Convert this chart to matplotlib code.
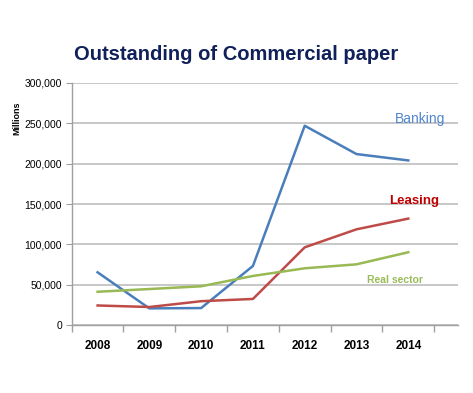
import numpy as np
import matplotlib
matplotlib.use("Agg")
import matplotlib.pyplot as plt
from matplotlib.ticker import FuncFormatter

years = ["2008", "2009", "2010", "2011", "2012", "2013", "2014"]
banking = [65300, 20600, 21000, 73200, 247000, 211900, 204000]
leasing = [24200, 22300, 29500, 32300, 96300, 118600, 131900]
real_sector = [41200, 44600, 48000, 60800, 70300, 75200, 90200]

plt.rcParams['font.family'] = ['Liberation Sans', 'DejaVu Sans']

W, H = 473, 393
fig = plt.figure(figsize=(W / 100, H / 100), dpi=100)
ax = fig.add_axes([71.7 / W, 1 - 325 / H, (458 - 71.7) / W, (325 - 83) / H])

x = np.arange(len(years))
ax.plot(x, banking, color="#4A7EBB", lw=1.8)
ax.plot(x, leasing, color="#BE4B48", lw=1.8)
ax.plot(x, real_sector, color="#98B954", lw=1.8)

ax.set_xlim(-0.5, 6.96)
ax.set_ylim(0, 300000)
ax.set_yticks(np.arange(0, 300001, 50000))
ax.yaxis.set_major_formatter(FuncFormatter(lambda v, p: f"{int(v):,}"))
ax.set_xticks(x)
ax.set_xticklabels(years, fontsize=8.5, fontweight="bold")
ax.set_xticks(np.arange(-0.5, 6.6, 1), minor=True)
ax.tick_params(axis="x", which="major", length=0, pad=11)
ax.tick_params(axis="x", which="minor", length=5, color="#A0A0A0", width=1)
ax.tick_params(axis="y", length=4, color="#A0A0A0", labelsize=7.5, pad=3)
ax.grid(axis="y", color="#B8B8B8", lw=1.1)
ax.set_axisbelow(True)
for s in ["top", "right"]:
    ax.spines[s].set_visible(False)
for s in ["left", "bottom"]:
    ax.spines[s].set_color("#A0A0A0")
    ax.spines[s].set_linewidth(1)

fig.text(0.5, 1 - 54 / H, "Outstanding of Commercial paper", ha="center", va="center",
         fontsize=14.5, fontweight="bold", color="#10205A")
fig.text(17 / W, 1 - 118 / H, "Millions", rotation=90, ha="center", va="center",
         fontsize=6.5, fontweight="bold", color="black")

ax.text(5.75, 251000, "Banking", color="#4F86CC", fontsize=10, ha="left", va="baseline")
ax.text(5.63, 149500, "Leasing", color="#C00000", fontsize=9.5, fontweight="bold", ha="left", va="baseline")
ax.text(5.21, 52000, "Real sector", color="#9BBB59", fontsize=7.5, fontweight="bold", ha="left", va="baseline")

fig.savefig("out.png", dpi=100)
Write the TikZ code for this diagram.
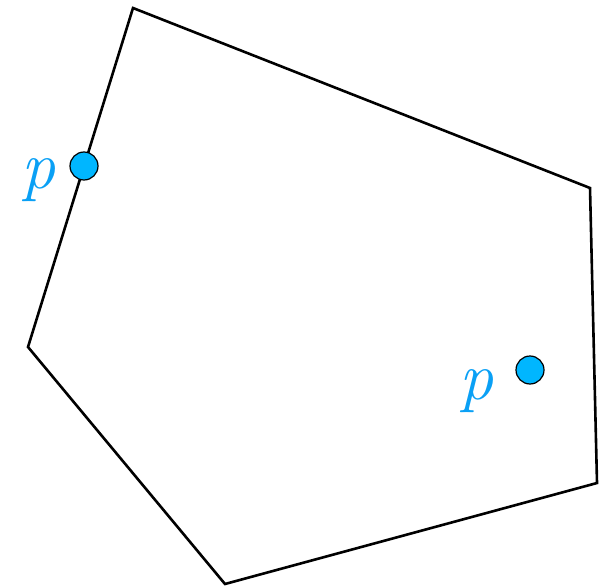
\documentclass[tikz,border=0pt]{standalone}
\usepackage{fontspec}
\definecolor{ptfill}{RGB}{0,182,255}
\definecolor{pttext}{RGB}{10,160,245}
\tikzset{
  edge/.style={line width=2.6pt, line join=miter},
  pt/.style={circle, draw=black, line width=1.2pt, fill=ptfill, minimum size=28pt, inner sep=0pt},
  plabel/.style={inner sep=0pt, text=pttext, font=\fontsize{68pt}{70pt}\selectfont\itshape}
}
\begin{document}
\begin{tikzpicture}[x=1pt,y=-1pt]
\useasboundingbox (0,0) rectangle (599,588);
\coordinate (v1) at (133,8);
\coordinate (v2) at (590,188);
\coordinate (v3) at (597,483);
\coordinate (v4) at (225,584);
\coordinate (v5) at (28,347);
\draw[edge] (v1) -- (v2) -- (v3) -- (v4) -- (v5) -- cycle;
\node[pt] (p1) at (84,166) {};
\node[pt] (p2) at (530,370) {};
\node[plabel] (l1) at (38,180) {p};
\node[plabel] (l2) at (476.5,391) {p};
\end{tikzpicture}
\end{document}
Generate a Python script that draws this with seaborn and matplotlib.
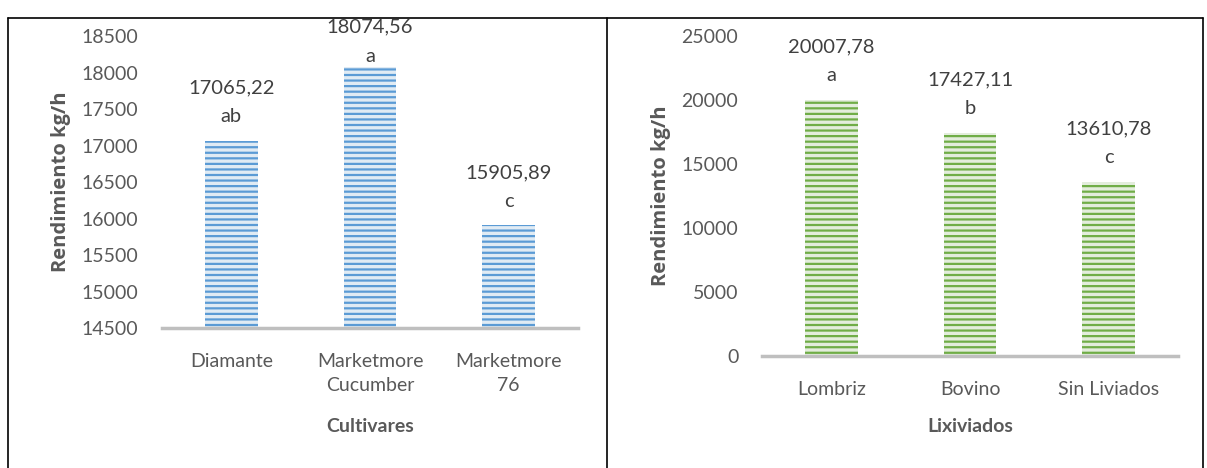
==================================================
• [YOUR TASK]: Omit the pictures, then repeat exactly each line from the beginning of the listing through the line with "from matplotlib.ticker import FuncFormatter".

• [FINISHED EXERCISE]:
Convert this chart to matplotlib code.
import numpy as np
import matplotlib
matplotlib.use("Agg")
import matplotlib.pyplot as plt
from matplotlib.ticker import FuncFormatter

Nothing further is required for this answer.